Взять, скажем, корриду – кто только из авторов не отметился в изображении матадоров, даже француз Эдуард Мане. Но Гойя подошел к вопросу так, что после его «Тавромахии» – добавить к этому предмету нечего: он описал всякий жест, всякую мизансцену, выражения лиц бандерильеро и пикадоров, правоту матадора и отчаяние быка – в этой серии есть все; вопрос можно закрыть. То же самое касается практически любого аспекта испанской культуры: хотите знать, как махи держат веер, каким движением кабальеро хватается за шпагу, как солдат натягивает сапог, как монах носит рясу – спросите у Гойи. Вот он был именно таким – причем много десятилетий подряд – внимательным наблюдателем, неостановимым рассказчиком, хронистом истории. Рассказчиков-то много; только правдивых – мало.

Гойя поразителен именно тем, что, рассказывая постоянно, он никогда, ни при каких обстоятельствах не врет. Мы все знаем, как это бывает, когда рассказчик увлекается и преувеличивает, что-то недоговаривает, о чем-то умалчивает; например, наша история – хоть недавняя, хоть революционных, бело-красных лет – пересказана многими столь тенденциозно, что запутаешься: а как оно было на самом деле? В случае Гойи можно быть всегда уверенным – этот человек вам все расскажет так, как было на самом деле. Если он рисует суд инквизиции, вы можете не сомневаться – вот так именно эти суды и проходили, рисует процессию флагеллантов, рисует сумасшедший дом или бал, тюрьму или дворец, можете быть уверены – он рассказывает точно.
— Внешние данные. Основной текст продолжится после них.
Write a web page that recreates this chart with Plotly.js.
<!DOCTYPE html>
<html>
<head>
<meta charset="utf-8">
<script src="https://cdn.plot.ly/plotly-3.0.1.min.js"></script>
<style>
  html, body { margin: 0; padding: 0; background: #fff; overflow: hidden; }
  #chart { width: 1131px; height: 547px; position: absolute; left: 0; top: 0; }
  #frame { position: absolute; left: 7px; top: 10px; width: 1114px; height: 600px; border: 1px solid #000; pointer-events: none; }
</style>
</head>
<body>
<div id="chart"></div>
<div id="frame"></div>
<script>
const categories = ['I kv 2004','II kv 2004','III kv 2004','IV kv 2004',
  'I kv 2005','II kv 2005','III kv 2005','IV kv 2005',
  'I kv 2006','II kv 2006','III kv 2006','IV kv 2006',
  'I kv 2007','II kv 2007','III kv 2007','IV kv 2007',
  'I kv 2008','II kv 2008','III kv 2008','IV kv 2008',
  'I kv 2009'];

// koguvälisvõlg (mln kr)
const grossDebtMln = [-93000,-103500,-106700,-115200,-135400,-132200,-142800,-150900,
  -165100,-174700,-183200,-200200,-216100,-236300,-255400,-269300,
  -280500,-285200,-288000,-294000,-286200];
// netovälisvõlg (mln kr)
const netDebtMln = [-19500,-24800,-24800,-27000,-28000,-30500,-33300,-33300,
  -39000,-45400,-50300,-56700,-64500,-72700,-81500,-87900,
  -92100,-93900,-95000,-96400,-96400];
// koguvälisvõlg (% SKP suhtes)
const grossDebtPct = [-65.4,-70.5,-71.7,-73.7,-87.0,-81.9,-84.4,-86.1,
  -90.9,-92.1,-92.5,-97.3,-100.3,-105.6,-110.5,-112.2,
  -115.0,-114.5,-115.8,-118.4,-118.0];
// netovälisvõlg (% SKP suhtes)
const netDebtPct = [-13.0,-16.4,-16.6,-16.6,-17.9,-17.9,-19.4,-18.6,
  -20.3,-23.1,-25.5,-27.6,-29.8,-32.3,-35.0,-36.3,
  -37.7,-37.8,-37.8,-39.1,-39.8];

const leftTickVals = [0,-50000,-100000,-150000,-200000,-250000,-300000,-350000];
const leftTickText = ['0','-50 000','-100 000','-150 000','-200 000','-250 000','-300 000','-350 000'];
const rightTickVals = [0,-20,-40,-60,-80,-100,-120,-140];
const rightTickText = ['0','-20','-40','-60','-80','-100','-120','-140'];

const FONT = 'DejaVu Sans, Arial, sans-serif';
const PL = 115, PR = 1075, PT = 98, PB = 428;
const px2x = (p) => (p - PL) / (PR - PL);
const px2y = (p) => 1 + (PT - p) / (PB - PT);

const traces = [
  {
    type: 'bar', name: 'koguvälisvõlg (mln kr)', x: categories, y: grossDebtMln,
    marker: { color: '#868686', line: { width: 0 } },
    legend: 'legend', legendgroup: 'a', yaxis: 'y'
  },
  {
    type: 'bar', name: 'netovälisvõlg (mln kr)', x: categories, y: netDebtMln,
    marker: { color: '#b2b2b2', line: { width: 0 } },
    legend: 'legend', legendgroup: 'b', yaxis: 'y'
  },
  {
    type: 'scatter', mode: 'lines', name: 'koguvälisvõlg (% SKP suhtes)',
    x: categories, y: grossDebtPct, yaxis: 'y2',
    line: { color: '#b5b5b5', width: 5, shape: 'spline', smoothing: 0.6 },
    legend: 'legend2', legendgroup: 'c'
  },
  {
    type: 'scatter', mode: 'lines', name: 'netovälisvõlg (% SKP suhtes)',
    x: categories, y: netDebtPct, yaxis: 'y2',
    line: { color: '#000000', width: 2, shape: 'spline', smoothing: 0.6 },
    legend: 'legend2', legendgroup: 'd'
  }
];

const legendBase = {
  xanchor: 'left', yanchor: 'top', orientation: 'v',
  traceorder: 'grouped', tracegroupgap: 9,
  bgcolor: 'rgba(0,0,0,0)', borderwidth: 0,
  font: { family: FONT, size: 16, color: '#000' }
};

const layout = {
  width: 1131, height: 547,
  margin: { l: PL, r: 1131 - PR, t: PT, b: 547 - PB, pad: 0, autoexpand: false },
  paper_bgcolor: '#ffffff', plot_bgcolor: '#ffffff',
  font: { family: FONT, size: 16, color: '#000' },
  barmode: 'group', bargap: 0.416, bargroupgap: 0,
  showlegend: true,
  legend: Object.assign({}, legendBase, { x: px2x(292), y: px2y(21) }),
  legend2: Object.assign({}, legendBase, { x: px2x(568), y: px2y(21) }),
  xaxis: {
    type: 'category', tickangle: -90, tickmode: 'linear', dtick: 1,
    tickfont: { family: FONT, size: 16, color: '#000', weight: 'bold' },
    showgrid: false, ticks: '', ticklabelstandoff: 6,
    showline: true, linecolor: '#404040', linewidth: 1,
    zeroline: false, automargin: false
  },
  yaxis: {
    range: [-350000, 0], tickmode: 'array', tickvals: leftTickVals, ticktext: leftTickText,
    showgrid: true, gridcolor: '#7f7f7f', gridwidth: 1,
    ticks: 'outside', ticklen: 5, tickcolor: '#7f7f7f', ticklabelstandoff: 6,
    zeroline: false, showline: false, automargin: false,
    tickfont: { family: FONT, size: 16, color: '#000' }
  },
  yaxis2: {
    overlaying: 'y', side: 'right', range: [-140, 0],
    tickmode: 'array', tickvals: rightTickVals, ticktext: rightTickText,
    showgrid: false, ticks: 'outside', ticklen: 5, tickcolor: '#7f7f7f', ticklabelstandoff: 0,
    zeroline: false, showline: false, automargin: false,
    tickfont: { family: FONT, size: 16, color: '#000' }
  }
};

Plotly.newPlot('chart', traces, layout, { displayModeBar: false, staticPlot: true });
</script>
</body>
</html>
Когда в любом музее входишь в зал Гойи, всегда охватывает то же чувство, какое бывает в светской толпе, куда неожиданно входит подлинно значительный и честный человек. Это вызывает общую неловкость. Он словно рассекает толпу; всякий немедленно понимает, что притворство и фальшь рядом с таким человеком невозможны; этот человек будет вести себя и говорить ровно так, – как это требуется законом правдивости, а других законов этот человек не признает.